# start of MATERIAL
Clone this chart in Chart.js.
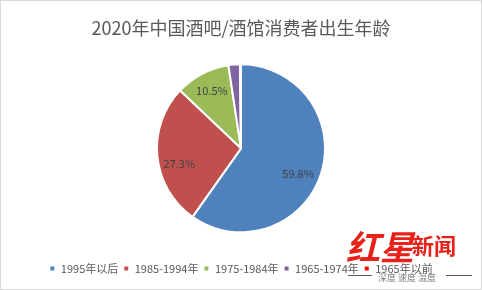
<!DOCTYPE html>
<html><head><meta charset="utf-8">
<script src="https://cdn.jsdelivr.net/npm/chart.js@4"></script>
<style>html,body{margin:0;padding:0;background:#fff;overflow:hidden}#wrap{width:482px;height:290px;position:relative}</style>
</head><body><div id="wrap"><canvas id="c"></canvas></div>
<script>
const categories = ['1995年以后', '1985-1994年', '1975-1984年', '1965-1974年', '1965年以前'];
const shares = [59.8, 27.3, 10.5, 2.2, 0.2];
const shownLabels = ['59.8%', '27.3%', '10.5%', '', ''];
const titleText = '2020年中国酒吧/酒馆消费者出生年龄';
const colors = ['#4F81BD', '#C0504D', '#9BBB59', '#8064A2', '#FF0000'];
const FONT = '"Noto Sans CJK SC", "Noto Sans", sans-serif';

const bgPlugin = {
  id: 'bg',
  beforeDraw(chart) {
    const c = chart.ctx;
    c.save();
    c.fillStyle = '#fff';
    c.fillRect(0, 0, chart.width, chart.height);
    c.strokeStyle = '#d9d9d9';
    c.lineWidth = 1;
    c.strokeRect(0.5, 0.5, chart.width - 1, chart.height - 1);
    c.restore();
  }
};

const labelPlugin = {
  id: 'sliceLabels',
  afterDatasetsDraw(chart, args, opts) {
    const c = chart.ctx;
    const meta = chart.getDatasetMeta(0);
    c.save();
    c.font = '11px ' + FONT;
    c.fillStyle = '#404040';
    c.textAlign = 'center';
    c.textBaseline = 'middle';
    meta.data.forEach((arc, i) => {
      const txt = shownLabels[i];
      if (!txt) return;
      const p = arc.getProps(['x', 'y', 'startAngle', 'endAngle', 'outerRadius'], true);
      const a = (p.startAngle + p.endAngle) / 2;
      const r = p.outerRadius * opts.factor;
      const n = (opts.nudge && opts.nudge[i]) || [0, 0];
      c.fillText(txt, p.x + Math.cos(a) * r + n[0], p.y + Math.sin(a) * r + n[1]);
    });
    c.restore();
  }
};

const watermarkPlugin = {
  id: 'watermark',
  afterDraw(chart) {
    const c = chart.ctx;
    c.save();
    c.fillStyle = '#E8211A';
    c.textBaseline = 'alphabetic';
    c.textAlign = 'left';
    c.font = 'italic bold 34px ' + FONT;
    c.fillText('红星', 346, 260);
    c.font = 'bold 22px ' + FONT;
    c.fillText('新闻', 412, 254);
    c.fillStyle = '#808080';
    c.font = '9px ' + FONT;
    c.fillText('深度 速度 温度', 378, 281);
    c.strokeStyle = '#595959';
    c.lineWidth = 1;
    c.beginPath();
    c.moveTo(348, 275.5); c.lineTo(372, 275.5);
    c.moveTo(446, 275.5); c.lineTo(472, 275.5);
    c.stroke();
    c.restore();
  }
};

new Chart(document.getElementById('c'), {
  type: 'pie',
  data: {
    labels: categories,
    datasets: [{
      data: shares,
      backgroundColor: colors,
      borderColor: '#ffffff',
      borderWidth: 2,
      radius: 84
    }]
  },
  options: {
    responsive: true,
    maintainAspectRatio: false,
    animation: false,
    layout: { padding: { left: 0, right: 0, top: 0, bottom: 6 } },
    plugins: {
      title: {
        display: true,
        text: titleText,
        color: '#595959',
        font: { family: FONT, size: 18, weight: 'normal', lineHeight: 1.2 },
        padding: { top: 17, bottom: 0 }
      },
      legend: {
        position: 'bottom',
        labels: {
          boxWidth: 6,
          boxHeight: 6,
          padding: 5,
          color: '#595959',
          font: { family: FONT, size: 11 }
        }
      },
      tooltip: { enabled: false },
      sliceLabels: { factor: 0.75, nudge: [[-3, 6], [1, 9], [0, -2]] }
    }
  },
  plugins: [bgPlugin, labelPlugin, watermarkPlugin]
});
</script>
</body></html>
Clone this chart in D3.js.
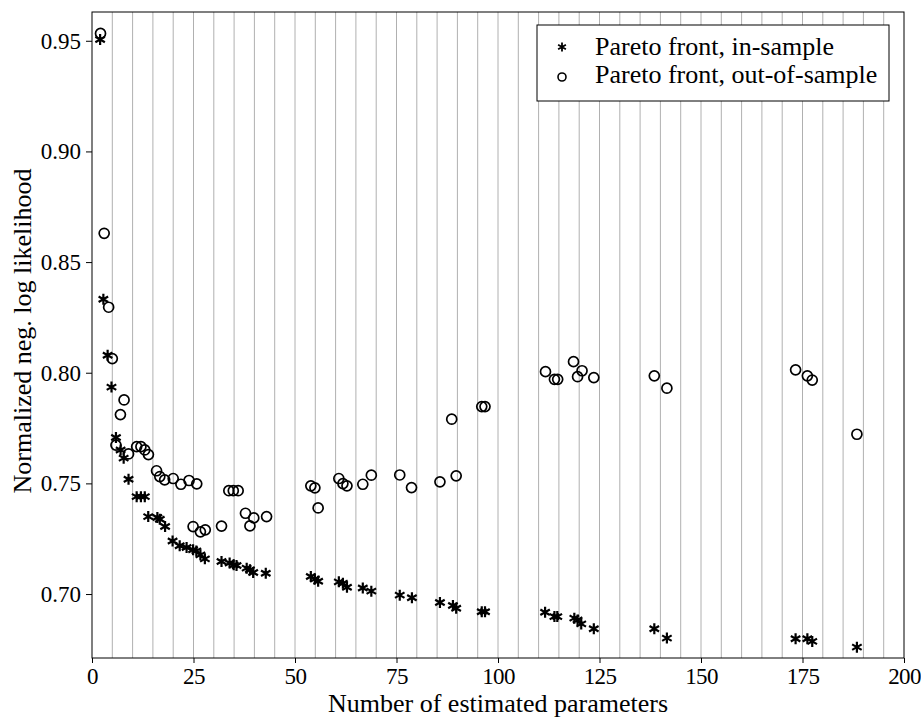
# end of MATERIAL
Report how many lines of the entries hold the word "this". Nothing else is needed.

EXERCISE SOLUTION >>
2